CrateDB Fundamentals

Menu

Aggregating and Grouping Data

CrateDB Academy: CrateDB Fundamentals

 

When working with large amounts of data, we often need to simplify or summarise the data set in order to gain insights from it. In SQL, this can be achieved by using a combination of aggregate functions and grouping. CrateDB supports both of these concepts, and we'll explore them in this video using our Chicago taxi rides table. Let's dive in!

Here I've connected to my CrateDB cluster with the Crash CLI. The first thing to do is find out how many records are in our taxi_rides table. This query tells us that there are 245,000 records. These are all of the rides for the month of April 2024. We've actually already started using aggregations here. The COUNT function is a good example of a simple aggregation. It returns a single summary value telling us how many rows are in the table. With this much information available, the value of data contained in a single row is often less important than the insights gained from looking at the summary of some metric applied to all or some of the rows.

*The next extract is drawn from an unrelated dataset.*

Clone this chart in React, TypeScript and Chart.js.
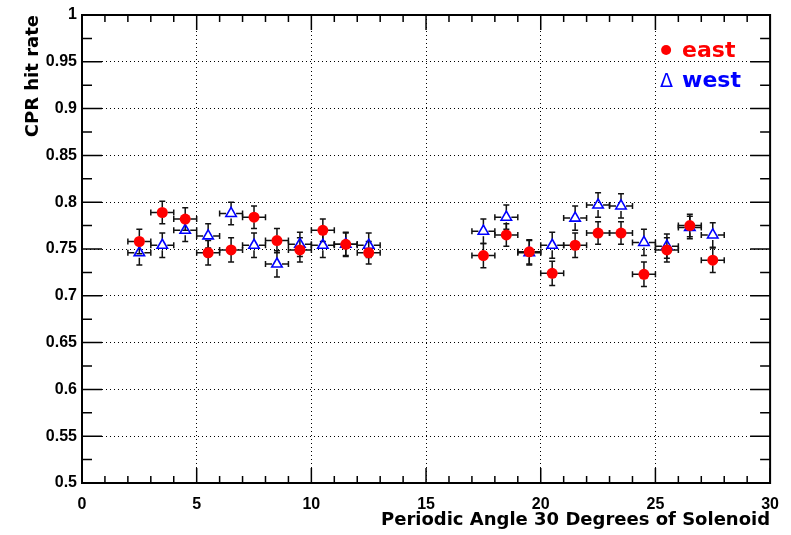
import React, { useEffect, useRef } from 'react';
import { Chart, registerables } from 'chart.js';

Chart.register(...registerables);

// ---- data ----
const xCenters = [2.5, 3.5, 4.5, 5.5, 6.5, 7.5, 8.5, 9.5, 10.5, 11.5, 12.5, 17.5, 18.5, 19.5, 20.5, 21.5, 22.5, 23.5, 24.5, 25.5, 26.5, 27.5];
const xHalfWidth = 0.5;
const eastValues = [0.758, 0.789, 0.782, 0.746, 0.749, 0.784, 0.759, 0.749, 0.770, 0.755, 0.746, 0.743, 0.765, 0.747, 0.724, 0.754, 0.767, 0.767, 0.723, 0.749, 0.775, 0.738];
const eastErrors = [0.013, 0.012, 0.012, 0.013, 0.013, 0.012, 0.013, 0.013, 0.012, 0.012, 0.012, 0.013, 0.012, 0.013, 0.013, 0.013, 0.012, 0.012, 0.013, 0.013, 0.012, 0.013];
const westValues = [0.746, 0.754, 0.770, 0.764, 0.788, 0.754, 0.734, 0.755, 0.754, 0.755, 0.754, 0.769, 0.784, 0.746, 0.754, 0.783, 0.797, 0.796, 0.757, 0.753, 0.773, 0.765];
const westErrors = [0.013, 0.013, 0.012, 0.013, 0.012, 0.013, 0.014, 0.013, 0.013, 0.013, 0.013, 0.013, 0.013, 0.013, 0.014, 0.013, 0.013, 0.013, 0.014, 0.013, 0.012, 0.013];

const xTickValues = [0, 5, 10, 15, 20, 25, 30];
const xTickLabels = ['0', '5', '10', '15', '20', '25', '30'];
const yTickValues = [0.5, 0.55, 0.6, 0.65, 0.7, 0.75, 0.8, 0.85, 0.9, 0.95, 1];
const yTickLabels = ['0.5', '0.55', '0.6', '0.65', '0.7', '0.75', '0.8', '0.85', '0.9', '0.95', '1'];
const xMinorStep = 1;
const yMinorStep = 0.025;

const xTitle = 'Periodic Angle 30 Degrees of Solenoid';
const yTitle = 'CPR hit rate';
const eastLabel = 'east';
const westLabel = 'west';

const RED = '#ff0000';
const BLUE = '#0000ff';

const errorBarPlugin = {
  id: 'errorBars',
  beforeDatasetsDraw(chart: any) {
    const { ctx } = chart;
    const xs = chart.scales.x;
    const ys = chart.scales.y;
    const series = [
      { vals: eastValues, errs: eastErrors, gap: 5 },
      { vals: westValues, errs: westErrors, gap: 5 },
    ];
    ctx.save();
    ctx.strokeStyle = '#111';
    ctx.lineWidth = 1.5;
    const c = 3;
    series.forEach((s) => {
      xCenters.forEach((xc, i) => {
        const px = xs.getPixelForValue(xc);
        const py = ys.getPixelForValue(s.vals[i]);
        const xl = xs.getPixelForValue(xc - xHalfWidth);
        const xr = xs.getPixelForValue(xc + xHalfWidth);
        const yt = ys.getPixelForValue(s.vals[i] + s.errs[i]);
        const yb = ys.getPixelForValue(s.vals[i] - s.errs[i]);
        ctx.beginPath();
        ctx.moveTo(xl, py); ctx.lineTo(px - s.gap, py);
        ctx.moveTo(px + s.gap, py); ctx.lineTo(xr, py);
        ctx.moveTo(px, yt); ctx.lineTo(px, py - s.gap);
        ctx.moveTo(px, py + s.gap); ctx.lineTo(px, yb);
        ctx.moveTo(xl, py - c); ctx.lineTo(xl, py + c);
        ctx.moveTo(xr, py - c); ctx.lineTo(xr, py + c);
        ctx.moveTo(px - c, yt); ctx.lineTo(px + c, yt);
        ctx.moveTo(px - c, yb); ctx.lineTo(px + c, yb);
        ctx.stroke();
      });
    });
    ctx.restore();
  },
};

const framePlugin = {
  id: 'rootFrame',
  afterDatasetsDraw(chart: any) {
    const { ctx, chartArea } = chart;
    const { left, right, top, bottom } = chartArea;
    const xs = chart.scales.x;
    const ys = chart.scales.y;
    ctx.save();
    ctx.strokeStyle = '#000';
    ctx.lineWidth = 1.5;
    ctx.beginPath();
    for (let v = xs.min; v <= xs.max + 1e-9; v += xMinorStep) {
      const major = xTickValues.some((t) => Math.abs(t - v) < 1e-6);
      const len = major ? 15 : 7;
      const px = xs.getPixelForValue(v);
      ctx.moveTo(px, bottom); ctx.lineTo(px, bottom - len);
      ctx.moveTo(px, top); ctx.lineTo(px, top + len);
    }
    for (let v = ys.min; v <= ys.max + 1e-9; v += yMinorStep) {
      const major = yTickValues.some((t) => Math.abs(t - v) < 1e-6);
      const len = major ? 20 : 10;
      const py = ys.getPixelForValue(v);
      ctx.moveTo(left, py); ctx.lineTo(left + len, py);
      ctx.moveTo(right, py); ctx.lineTo(right - len, py);
    }
    ctx.stroke();
    ctx.lineWidth = 2;
    ctx.strokeRect(left, top, right - left, bottom - top);
    ctx.restore();
  },
};

const legendPlugin = {
  id: 'rootLegend',
  afterDraw(chart: any) {
    const { ctx, chartArea } = chart;
    const x0 = chartArea.right - 110;
    const y0 = chartArea.top + 38;
    ctx.save();
    ctx.textBaseline = 'alphabetic';
    ctx.textAlign = 'left';
    ctx.fillStyle = RED;
    ctx.beginPath();
    ctx.arc(x0 + 6, y0 - 3, 5, 0, Math.PI * 2);
    ctx.fill();
    ctx.font = 'bold 22px "DejaVu Sans"';
    ctx.fillText(eastLabel, x0 + 22, y0 + 4);
    ctx.fillStyle = BLUE;
    ctx.font = '19px "DejaVu Sans"';
    ctx.fillText('\u0394', x0, y0 + 34);
    ctx.font = 'bold 22px "DejaVu Sans"';
    ctx.fillText(westLabel, x0 + 22, y0 + 34);
    ctx.restore();
  },
};

export default function App() {
  const canvasRef = useRef<HTMLCanvasElement | null>(null);

  useEffect(() => {
    const canvas = canvasRef.current;
    if (!canvas) return;
    const eastData = xCenters.map((x, i) => ({ x, y: eastValues[i] }));
    const westData = xCenters.map((x, i) => ({ x, y: westValues[i] }));
    const chart = new Chart(canvas, {
      type: 'scatter',
      data: {
        datasets: [
          {
            label: eastLabel,
            data: eastData,
            pointStyle: 'circle',
            pointRadius: 5.5,
            pointBackgroundColor: RED,
            pointBorderColor: RED,
            pointBorderWidth: 0,
          },
          {
            label: westLabel,
            data: westData,
            pointStyle: 'triangle',
            pointRadius: 6,
            pointBackgroundColor: 'rgba(255,255,255,0)',
            pointBorderColor: BLUE,
            pointBorderWidth: 1.6,
          },
        ],
      },
      options: {
        responsive: false,
        animation: false,
        layout: { padding: { left: 0, top: 15, right: 19, bottom: 0 } },
        plugins: {
          legend: { display: false },
          tooltip: { enabled: false },
        },
        scales: {
          x: {
            type: 'linear',
            min: 0,
            max: 30,
            afterBuildTicks: (scale: any) => {
              scale.ticks = xTickValues.map((v) => ({ value: v }));
            },
            afterFit: (scale: any) => {
              scale.height = 52;
            },
            ticks: {
              autoSkip: false,
              maxRotation: 0,
              padding: 12,
              color: '#000',
              font: { family: '"Liberation Sans", Arial, sans-serif', size: 16, weight: 'bold' },
              callback: (_v: any, i: number) => xTickLabels[i],
            },
            grid: { color: '#000', lineWidth: 1, drawTicks: false },
            border: { display: false, dash: [1, 3] },
            title: {
              display: true,
              text: xTitle,
              align: 'end',
              color: '#000',
              padding: 4,
              font: { family: '"DejaVu Sans", sans-serif', size: 18, weight: 'bold' },
            },
          },
          y: {
            type: 'linear',
            min: 0.5,
            max: 1,
            afterBuildTicks: (scale: any) => {
              scale.ticks = yTickValues.map((v) => ({ value: v }));
            },
            afterFit: (scale: any) => {
              scale.width = 82;
            },
            ticks: {
              autoSkip: false,
              padding: 5,
              color: '#000',
              font: { family: '"Liberation Sans", Arial, sans-serif', size: 16, weight: 'bold' },
              callback: (_v: any, i: number) => yTickLabels[i],
            },
            grid: { color: '#000', lineWidth: 1, drawTicks: false },
            border: { display: false, dash: [1, 3] },
            title: {
              display: true,
              text: yTitle,
              align: 'end',
              color: '#000',
              padding: 23,
              font: { family: '"DejaVu Sans", sans-serif', size: 18, weight: 'bold' },
            },
          },
        },
      } as any,
      plugins: [errorBarPlugin, framePlugin, legendPlugin],
    });
    return () => chart.destroy();
  }, []);

  return (
    <canvas
      ref={canvasRef}
      width={791}
      height={535}
      style={{ position: 'absolute', left: 0, top: 0, width: 791, height: 535, background: '#fff' }}
    />
  );
}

Let's dig in further and see how CrateDB can help us understand the data in this table. Here is the schema for our taxi_rides table. The totalcost column contains data about the total dollar cost of each taxi ride made up from the base fare, plus any tips, tolls, and extras. Using aggregate functions we can work out what the average total cost of a taxi ride was, and we can see that the average amount paid was around $25.73. The average aggregation function only considers values that are not null, so we don't need to add an extra clause to our SQL statement to exclude these from the calculation.

Using the MAX aggregation function, we can find the highest value for a given column. This query finds the ride that went the furthest, and that's a pretty long way.

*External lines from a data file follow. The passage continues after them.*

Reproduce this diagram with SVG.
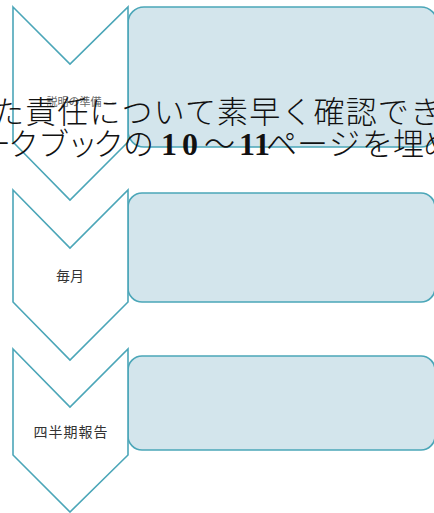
<svg xmlns="http://www.w3.org/2000/svg" width="434" height="513" viewBox="0 0 434 513">
<style>
.box{fill:#D3E5EC;stroke:#4BA6B8;stroke-width:1.6}
.chev{fill:#FFFFFF;stroke:#4BA6B8;stroke-width:1.6;stroke-linejoin:miter}
.lbl{font-family:"Noto Sans CJK JP","Noto Sans",sans-serif;fill:#333;text-anchor:middle}
.big{font-family:"Noto Sans CJK JP",serif;font-size:31px;fill:#111;font-weight:300}
.num{font-family:"Liberation Serif",serif;font-weight:bold;font-size:32px}
</style>
<rect width="434" height="513" fill="#FFFFFF"/>
<g id="step1">
<rect class="box" x="128" y="7" width="309" height="140" rx="16"/>
<polygon class="chev" points="13,7 70,64 128,7 128,142 70,200 13,142"/>
<text class="lbl" x="74" y="106" font-size="11" style="fill:#666">説明の準備</text>
</g>
<g id="step2">
<rect class="box" x="128" y="193" width="307" height="109" rx="14"/>
<polygon class="chev" points="13,190 70,248 128,190 128,302 70,360 13,302"/>
<text class="lbl" x="70" y="281" font-size="14">毎月</text>
</g>
<g id="step3">
<rect class="box" x="128" y="356" width="307" height="94" rx="14"/>
<polygon class="chev" points="13,349 70,407 128,349 128,455 70,512 13,455"/>
<text class="lbl" x="71" y="437" font-size="14" letter-spacing="1">四半期報告</text>
</g>
<g id="connectors"/>
<g id="overlay">
<text class="big" x="-7" y="123" textLength="448" lengthAdjust="spacing">た責任について素早く確認でき</text>
<text class="big" y="155"><tspan x="-20">ー</tspan><tspan x="8">ク</tspan><tspan x="38">ブ</tspan><tspan x="67">ッ</tspan><tspan x="93">ク</tspan><tspan x="123">の</tspan><tspan class="num" x="161">1</tspan><tspan class="num" x="182">0</tspan><tspan x="204">〜</tspan><tspan class="num" x="239">1</tspan><tspan class="num" x="254">1</tspan><tspan x="266">ペ</tspan><tspan x="297">ー</tspan><tspan x="329">ジ</tspan><tspan x="362">を</tspan><tspan x="393">埋</tspan><tspan x="423">め</tspan></text>
</g>
</svg>
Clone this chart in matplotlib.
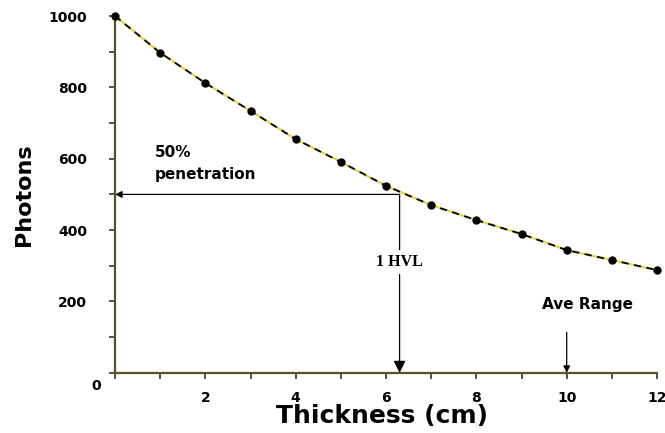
import matplotlib
matplotlib.use("Agg")
import matplotlib.pyplot as plt

thickness = [0, 1, 2, 3, 4, 5, 6, 7, 8, 9, 10, 11, 12]
photons = [1000, 897, 812, 734, 655, 591, 524, 470, 428, 389, 344, 316, 288]
hvl_x = 6.3
half_level = 500
ave_range_x = 10
x_major = [2, 4, 6, 8, 10, 12]
y_major = [200, 400, 600, 800, 1000]

fig = plt.figure(figsize=(6.65, 4.33), dpi=100)
ax = fig.add_axes([0.173, 0.139, 0.815, 0.824])
ax.set_xlim(0, 12)
ax.set_ylim(0, 1000)

spine_col = "#5b5222"
for s in ["top", "right"]:
    ax.spines[s].set_visible(False)
for s in ["left", "bottom"]:
    ax.spines[s].set_color(spine_col)
    ax.spines[s].set_linewidth(1.6)

# curve: yellow under black dashes
ax.plot(thickness, photons, color="#e8d44a", lw=1.6, zorder=3, clip_on=False)
ax.plot(thickness, photons, color="black", lw=1.3, ls=(0, (4, 3)), zorder=4,
        marker="o", ms=5, mfc="black", mec="black", clip_on=False)

# ticks
ax.set_xticks(x_major)
ax.set_xticks(range(0, 13), minor=True)
ax.set_yticks(y_major)
ax.set_yticks(range(0, 1001, 100), minor=True)
ax.tick_params(axis="both", which="both", direction="out", length=4, width=1.1, color="#222222")
ax.tick_params(axis="y", which="major", pad=16)
ax.tick_params(axis="x", which="major", pad=9)
for lab in ax.get_xticklabels() + ax.get_yticklabels():
    lab.set_fontfamily("DejaVu Sans")
    lab.set_fontweight("bold")
    lab.set_fontsize(10)
ax.annotate("0", xy=(0, 0), xycoords="data", xytext=(-19, -13), textcoords="offset pixels",
            ha="center", va="center", fontsize=10, fontweight="bold", family="DejaVu Sans")

# 50% penetration horizontal arrow
ax.annotate("", xy=(0, half_level), xytext=(hvl_x, half_level),
            arrowprops=dict(arrowstyle="-|>", color="black", lw=0.9, mutation_scale=10,
                            shrinkA=0, shrinkB=0), zorder=5)
# HVL vertical arrow
ax.annotate("", xy=(hvl_x, 0), xytext=(hvl_x, half_level),
            arrowprops=dict(arrowstyle="-|>", color="black", lw=0.9, mutation_scale=18,
                            shrinkA=0, shrinkB=0), zorder=5)
ax.text(hvl_x, 310, "1 HVL", ha="center", va="center", fontsize=11.5, fontweight="bold",
        family="Liberation Serif", zorder=6,
        bbox=dict(boxstyle="square,pad=0.25", fc="white", ec="none"))

# Ave Range arrow
ax.annotate("", xy=(ave_range_x, 0), xytext=(ave_range_x, 113),
            arrowprops=dict(arrowstyle="-|>", color="black", lw=0.9, mutation_scale=10,
                            shrinkA=0, shrinkB=0), zorder=5)
ax.text(10.45, 192, "Ave Range", ha="center", va="center", fontsize=11, fontweight="bold",
        family="DejaVu Sans")

ax.text(0.88, 618, "50%", ha="left", va="center", fontsize=11, fontweight="bold", family="DejaVu Sans")
ax.text(0.88, 557, "penetration", ha="left", va="center", fontsize=11, fontweight="bold", family="DejaVu Sans")

fig.text(0.036, 0.55, "Photons", rotation=90, ha="center", va="center", fontsize=16,
         fontweight="bold", family="DejaVu Sans")
fig.text(0.574, 0.024, "Thickness (cm)", ha="center", va="baseline", fontsize=18,
         fontweight="bold", family="DejaVu Sans")

fig.savefig("out.png", dpi=100)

What if we wanted to know the trip ID of the furthest ride so that we could dig into the details some more? Let's find out how. The max_by aggregation function returns the value of 1 column from the row that contains the maximum value of another. This query retrieves the trip ID for that long ride. Using this ID we can ask questions such as which vehicle drove that trip and what was the total cost. Here we see it cost $1579.50 and that the trip was undertaken by vehicle 5413.

As you might expect, we can also use aggregations against a subset of the records in a table. Here we're asking for the average total cost of trips between 10 and 20 miles long. These trips cost, on average $47.40. Aggregate functions produce a single result. We often need to produce richer summaries of the data. For example, what if we wanted to know the average total cost per ride originating in each of the city's community areas? For this, we need to introduce grouping using a GROUP BY clause.

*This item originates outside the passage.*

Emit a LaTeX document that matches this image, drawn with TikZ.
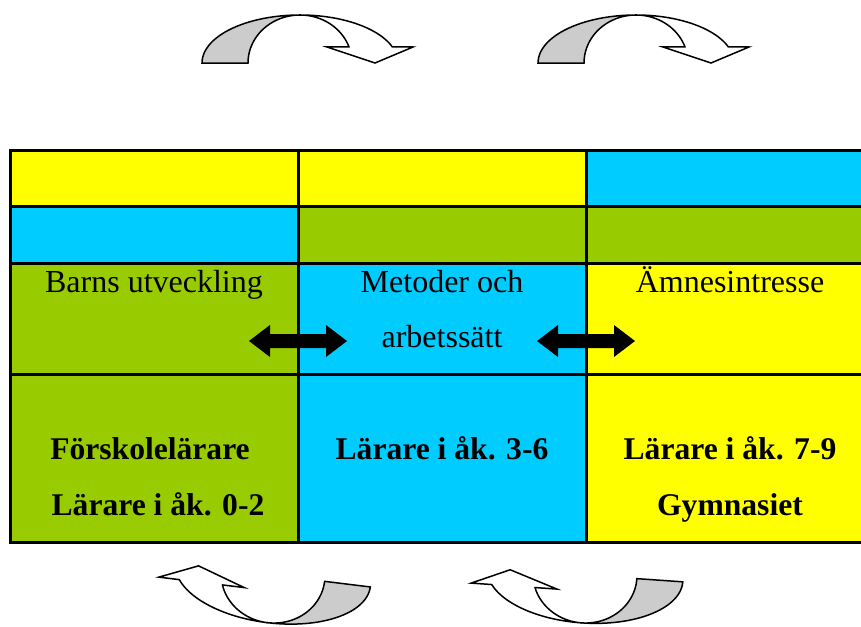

GROUP BY groups rows that have the same values. Aggregation functions can then be applied to these groups to produce a single resulting value for each one.

Here is a query that tells us the average cost per ride, split out by community area. I've chosen to return these in descending order of average cost and to limit my result set to five entries. Community area 76 seems to be the best place for taxi drivers to pick up passengers whose trips have the highest average total fare.

We could also return the community name directly using a single query like this, and here's our combined result. It's not surprising to find out that these trips originate from the O'Hare community area, which is home to Chicago's largest International Airport.

In this video, you learnt how CrateDB helps you make sense of large amounts of data using aggregate functions and grouping. You'll have noticed the impressive performance that CrateDB offers when performing these operations. Each query in this video taking mere milliseconds to complete. This is in part due to the use of columnar storage by default rather than using a row based format. Adopting this approach, in which relevant values are stored together makes aggregations more efficient.

I encourage you to experiment with these concepts using your own CrateDB cluster, the taxi_rides table and by referring to the relevant sections of the CrateDB documentation online.